The Mountain Laurel is in Bloom Again

Sill_Mountain_Laurel

Sara E. Sill, Drawing of Mountain Laurel (Kalmia latifolia), 1883. The Connecticut Historical Society, Gift of Newton C. Brainard

Certain flowers remind me of certain people. Trailing arbutus reminds me of my father, who knew where to find it growing in the woods around Manchester, where I grew up. Hybrid tea roses remind me of my mother, who grew them in her garden. Mountain laurel reminds me of a woman I never knew, who lived in Old Saybrook more than a century ago. On June 21, 1883, Sara E. Sill drew a picture of a sprig of mountain laurel.
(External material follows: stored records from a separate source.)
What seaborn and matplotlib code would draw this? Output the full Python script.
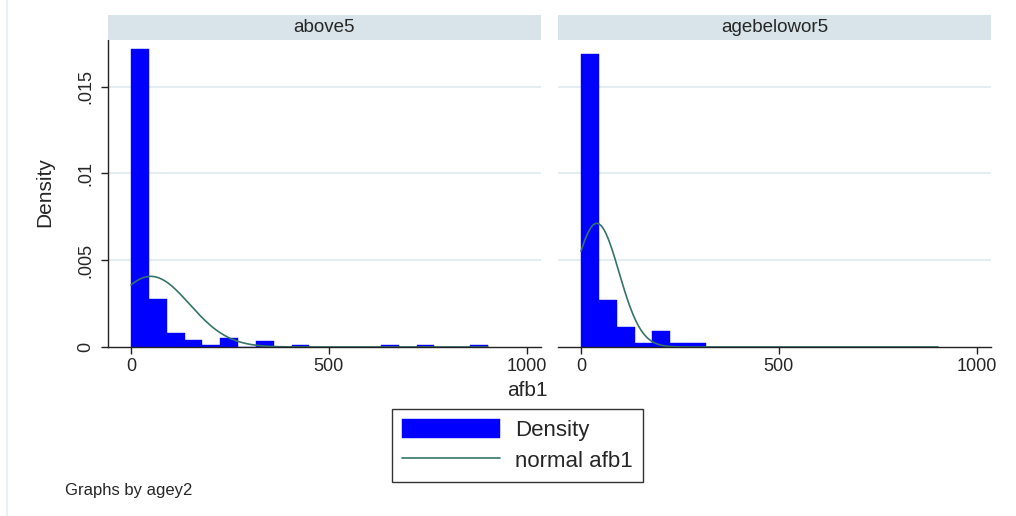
import numpy as np
import pandas as pd
import matplotlib
matplotlib.use("Agg")
import matplotlib.pyplot as plt
from matplotlib.lines import Line2D
import seaborn as sns

# Histogram of afb1 by age group (common bins across groups)
groups = ["above5", "agebelowor5"]
bin_start = 0.0
bin_width = 45.1
n_bins = 20

density_above5 = [0.01715, 0.00275, 0.00083, 0.00042, 0.000135, 0.00050, 0.0, 0.00035,
                  0.0, 0.000135, 0.0, 0.0, 0.0, 0.0, 0.000135, 0.0, 0.000135, 0.0, 0.0, 0.000135]
density_below5 = [0.01690, 0.00271, 0.00114, 0.00025, 0.00090, 0.00025, 0.00025, 0.0,
                  0.0, 0.0, 0.0, 0.0, 0.0, 0.0, 0.0, 0.0, 0.0, 0.0, 0.0, 0.0]

# Fitted normal parameters per group
normal_mean = [50.0, 40.0]
normal_sd = [98.0, 56.0]

x_ticks = [0, 500, 1000]
y_ticks = [0, 0.005, 0.01, 0.015]
y_ticklabels = ["0", ".005", ".01", ".015"]

sns.set_style("white")
plt.rcParams["font.family"] = ["Liberation Sans", "DejaVu Sans"]

W, H = 1016, 516
fig = plt.figure(figsize=(W / 100, H / 100), dpi=100)
fig.patch.set_facecolor("white")

BAR_C = "#0000ff"
LINE_C = "#357569"
GRID_C = "#e4eef1"
STRIP_C = "#d8e4ea"
AX_C = "#222222"

TICK_FS = 13
STRIP_FS = 13.5
TITLE_FS = 15
LEGEND_FS = 16
NOTE_FS = 12

bin_end = bin_start + bin_width * n_bins
centers = bin_start + bin_width * (np.arange(n_bins) + 0.5)
x_curve = np.linspace(bin_start, bin_end, 400)


def frac_rect(x0, y0, x1, y1):
    return [x0 / W, 1 - y1 / H, (x1 - x0) / W, (y1 - y0) / H]


panels = [(108, 541), (558, 991)]
plot_top, plot_bottom = 40, 347
dens_all = [density_above5, density_below5]

first_ax = None
for i, (g, (px0, px1)) in enumerate(zip(groups, panels)):
    ax = fig.add_axes(frac_rect(px0, plot_top, px1, plot_bottom))
    df = pd.DataFrame({"afb1": centers, "dens": dens_all[i]})
    sns.histplot(data=df, x="afb1", weights="dens", bins=n_bins,
                 binrange=(bin_start, bin_end), stat="count",
                 color=BAR_C, alpha=1.0, edgecolor=BAR_C, linewidth=0.3, ax=ax)
    pdf = np.exp(-0.5 * ((x_curve - normal_mean[i]) / normal_sd[i]) ** 2) / (normal_sd[i] * np.sqrt(2 * np.pi))
    sns.lineplot(x=x_curve, y=pdf, color=LINE_C, linewidth=1.2, ax=ax)

    ax.set_xlim(-58, 1036)
    ax.set_ylim(0, 0.01769)
    ax.set_xlabel("")
    ax.set_ylabel("")
    ax.set_facecolor("white")
    for yv in y_ticks[1:]:
        ax.axhline(yv, color=GRID_C, linewidth=1.5, zorder=0)
    ax.set_axisbelow(True)

    for s in ["top", "right"]:
        ax.spines[s].set_visible(False)
    ax.spines["bottom"].set_color(AX_C)
    ax.spines["bottom"].set_linewidth(1.0)
    ax.set_xticks(x_ticks)
    ax.set_xticklabels([str(t) for t in x_ticks], fontsize=TICK_FS)
    ax.tick_params(axis="x", direction="out", length=5, width=1.0, color=AX_C, pad=3,
                   bottom=True)
    if i == 0:
        ax.spines["left"].set_color(AX_C)
        ax.spines["left"].set_linewidth(1.0)
        ax.set_yticks(y_ticks)
        ax.set_yticklabels(y_ticklabels, fontsize=TICK_FS, rotation=90, va="center")
        ax.tick_params(axis="y", direction="out", length=5, width=1.0, color=AX_C, pad=5,
                       left=True)
        first_ax = ax
    else:
        ax.spines["left"].set_visible(False)
        ax.set_yticks([])

    # strip header
    sax = fig.add_axes(frac_rect(px0, 15, px1, 40))
    sax.set_facecolor(STRIP_C)
    sax.set_xticks([])
    sax.set_yticks([])
    for s in sax.spines.values():
        s.set_visible(False)
    sax.text(0.5, 0.5, g, ha="center", va="center", fontsize=STRIP_FS,
             transform=sax.transAxes)

fig.text(45 / W, 1 - 192 / H, "Density", rotation=90, ha="center", va="center",
         fontsize=TITLE_FS)
fig.text(527 / W, 1 - 390 / H, "afb1", ha="center", va="center", fontsize=TITLE_FS)
fig.text(65 / W, 1 - 490 / H, "Graphs by agey2", ha="left", va="center", fontsize=NOTE_FS)

# faint frame edge on the left
fig.add_artist(Line2D([7 / W, 7 / W], [0, 1], color="#e8f1f4", linewidth=1.5))

# legend
bar_h = first_ax.patches[0]
line_h = first_ax.lines[0]
leg = fig.legend([bar_h, line_h], ["Density", "normal afb1"],
                 loc="upper left", bbox_to_anchor=(392 / W, 1 - 409 / H),
                 fontsize=LEGEND_FS, frameon=True, fancybox=False, edgecolor="black",
                 handlelength=4.4, handleheight=0.95, handletextpad=0.68,
                 labelspacing=0.38, borderpad=0.45, borderaxespad=0)
leg.get_frame().set_linewidth(1.0)

fig.savefig("out.png", dpi=100)
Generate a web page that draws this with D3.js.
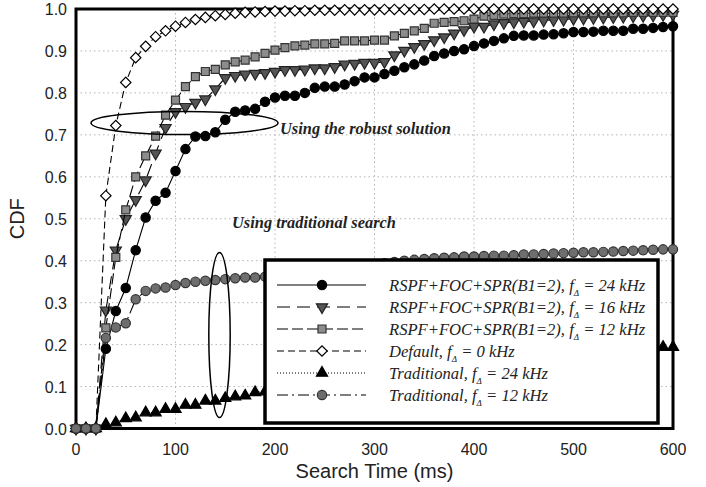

Sara was an amateur artist and an amateur botanist, but she drew her sprig of laurel with great precision and detail, giving it its Latin name, Kalmia latifolia. The mountain laurel was not yet Connecticut’s state flower—that wouldn’t happen until 1907—but it was admired for its showy blossoms and evergreen foliage, which was widely gathered and used in holiday decorations. It was one of over two hundred flowers that Sara depicted that year, mounting them in an album that today is in the collections of the Connecticut Historical Society. Rather than arranging the flowers according to their scientific classification, or grouping them by color, as is most often done in modern guidebooks, Sara presented her drawings in chronological order, day by day, as the flowers came into bloom, so that her album shows that progress of the seasons, from early spring through autumn, starting out with pussy willow catkins and ending with holly berries. Mountain laurel was beloved of many artists, including the Connecticut Impressionists, who depicted it in numerous canvases of the ledges along the Connecticut River, but for me, the sight of the clusters of tiny pink umbrellas always evokes the memory of Sara Sill and her fascination with Connecticut wildflowers.